Hugh Hefner: Playboy, Activist, Rebel– Did you know Ray Bradbury was only paid $400 for the original serialized version of Fahrenheit 451 published in Playboy in 1954? That’s one of the interesting tidbits I picked up from this lengthy yet absorbing documentary about the iconoclastic founder and publisher of the magazine that I, personally, have always read strictly for the articles (of clothing that were conspicuously absent-no, I’m kidding). Seriously-there’s little of prurient interest here. In a manner of speaking, it’s mostly about “the articles”. Brigitte Berman (director of the excellent 1985 documentary Artie Shaw: Time is All You’ve Got) interweaves well-selected archival footage and present day interviews with Hefner and friends (as well as some of his detractors) to paint a fascinating portrait. Whether you admire him or revile him, as you watch the film you come to realize that there is probably no other public figure of the past 50 years who has so cannily tapped in to or (perhaps arguably) so directly influenced the sexual, social, political and pop-cultural zeitgeist of liberated free-thinkers everywhere.

William S. Burroughs: A Man Within– Director Yony Leyser has shouldered an ambitious undertaking for his debut feature-attempting to decipher one the more enigmatic literary figures of the 20th century. As he so beautifully illustrates in his film, William S. Burroughs was much more than just a gifted writer or one of the founding fathers of the Beats; he was like some cross-generational counterculture/proto-punk Zeus, from whose head sprung Hunter S. Thompson, Lester Bangs, Ken Kesey, William Gibson, Terence McKenna, Lou Reed, Patti Smith, Jim Carroll and Kurt Cobain. Yet, there was an evasive, almost alien “otherness” to him, not to mention a questionable personal history.

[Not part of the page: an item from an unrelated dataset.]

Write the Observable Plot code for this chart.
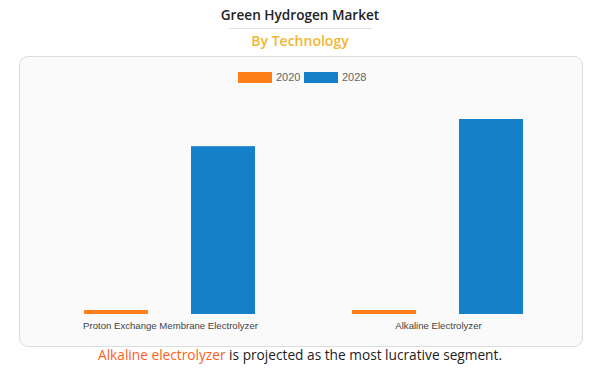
<!DOCTYPE html>
<html>
<head>
<meta charset="utf-8">
<script src="https://cdn.jsdelivr.net/npm/d3@7"></script>
<script src="https://cdn.jsdelivr.net/npm/@observablehq/plot@0.6"></script>
<style>
  html, body { margin: 0; padding: 0; background: #fff; }
  #wrap { position: relative; width: 600px; height: 374px; overflow: hidden; font-family: "Open Sans", sans-serif; }
  #title { position: absolute; top: 5px; left: 0; width: 600px; text-align: center; font-size: 13.6px; font-weight: 600; color: #222; }
  #rule { position: absolute; top: 28px; left: 229px; width: 143px; height: 1px; background: #e2e2e2; }
  #subtitle { position: absolute; top: 31px; left: 0; width: 600px; text-align: center; font-size: 14px; font-weight: 600; color: #f4b531; }
  #panel { position: absolute; top: 56px; left: 19px; width: 562px; height: 289px; border: 1px solid #dcdcdc; border-radius: 9px; background: #fafafa; }
  #legend { position: absolute; top: 70px; left: 0; width: 600px; height: 14px; font-family: Arial, "Liberation Sans", sans-serif; font-size: 11px; color: #666; }
  .sw { position: absolute; top: 2px; width: 34px; height: 11px; }
  .lt { position: absolute; top: 0px; line-height: 14px; }
  #chart { position: absolute; top: 56px; left: 0; }
  #caption { position: absolute; top: 345px; left: 0; width: 600px; text-align: center; font-size: 13.7px; font-weight: 500; color: #222; }
  #caption span { color: #fc5f23; }
</style>
</head>
<body>
<div id="wrap">
  <div id="title">Green Hydrogen Market</div>
  <div id="rule"></div>
  <div id="subtitle">By Technology</div>
  <div id="panel"></div>
  <div id="legend"></div>
  <div id="chart"></div>
  <div id="caption"><span>Alkaline electrolyzer</span> is projected as the most lucrative segment.</div>
</div>
<script>
const categories = ["Proton Exchange Membrane Electrolyzer", "Alkaline Electrolyzer"];
const years = ["2020", "2028"];
const values2020 = [0.05, 0.05];
const values2028 = [2.1, 2.44];
const colors = ["#fe7f17", "#1480ca"];

const data = [];
categories.forEach((c, i) => {
  data.push({category: c, year: years[0], value: values2020[i]});
  data.push({category: c, year: years[1], value: values2028[i]});
});

// legend
const legend = document.getElementById("legend");
const legendPos = [{sw: 238, tx: 276}, {sw: 304, tx: 342}];
years.forEach((y, i) => {
  const s = document.createElement("div");
  s.className = "sw"; s.style.left = legendPos[i].sw + "px"; s.style.background = colors[i];
  legend.appendChild(s);
  const t = document.createElement("div");
  t.className = "lt"; t.style.left = legendPos[i].tx + "px"; t.textContent = y;
  legend.appendChild(t);
});

const chart = Plot.plot({
  width: 600,
  height: 290,
  marginTop: 63,
  marginBottom: 32,
  marginLeft: 36,
  marginRight: 28,
  style: {background: "transparent", fontFamily: "Arial, 'Liberation Sans', sans-serif", fontSize: "9.6px", color: "#444"},
  fx: {domain: categories, padding: 0, label: null, tickSize: 0, tickPadding: 8},
  x: {domain: years, paddingInner: 0.4, paddingOuter: 0.45, axis: null},
  y: {domain: [0, 2.44], axis: null},
  color: {domain: years, range: colors},
  marks: [
    Plot.barY(data, {fx: "category", x: "year", y: "value", fill: "year"})
  ]
});
document.getElementById("chart").appendChild(chart);
</script>
</body>
</html>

As John Waters so glibly points out in the film, he “…was a hard guy to like”, referring to Burroughs the junkie, gun nut and wife-killer (accident, so the legend goes). Leyser gathers up all of these conflicting aspects of Burroughs’ makeup and does an admirable job at providing some insights. There’s a lot of rare archival footage, mixed in with observations from friends and admirers like Laurie Anderson, David Cronenberg, Iggy Pop, Jello Biafra, Patti Smith and Peter Weller (who also narrates). Recommended!

And now, if you would please bow your head and join me in prayer:

Update by digby: How about a hand of applause for Dennis’ Bataan death march through this huge festival to bring the highlights to the masses? I, for one, am in awe. I haven’t seen that many movies in such a short time since sometime in 1986 — and I had the help of stimulants.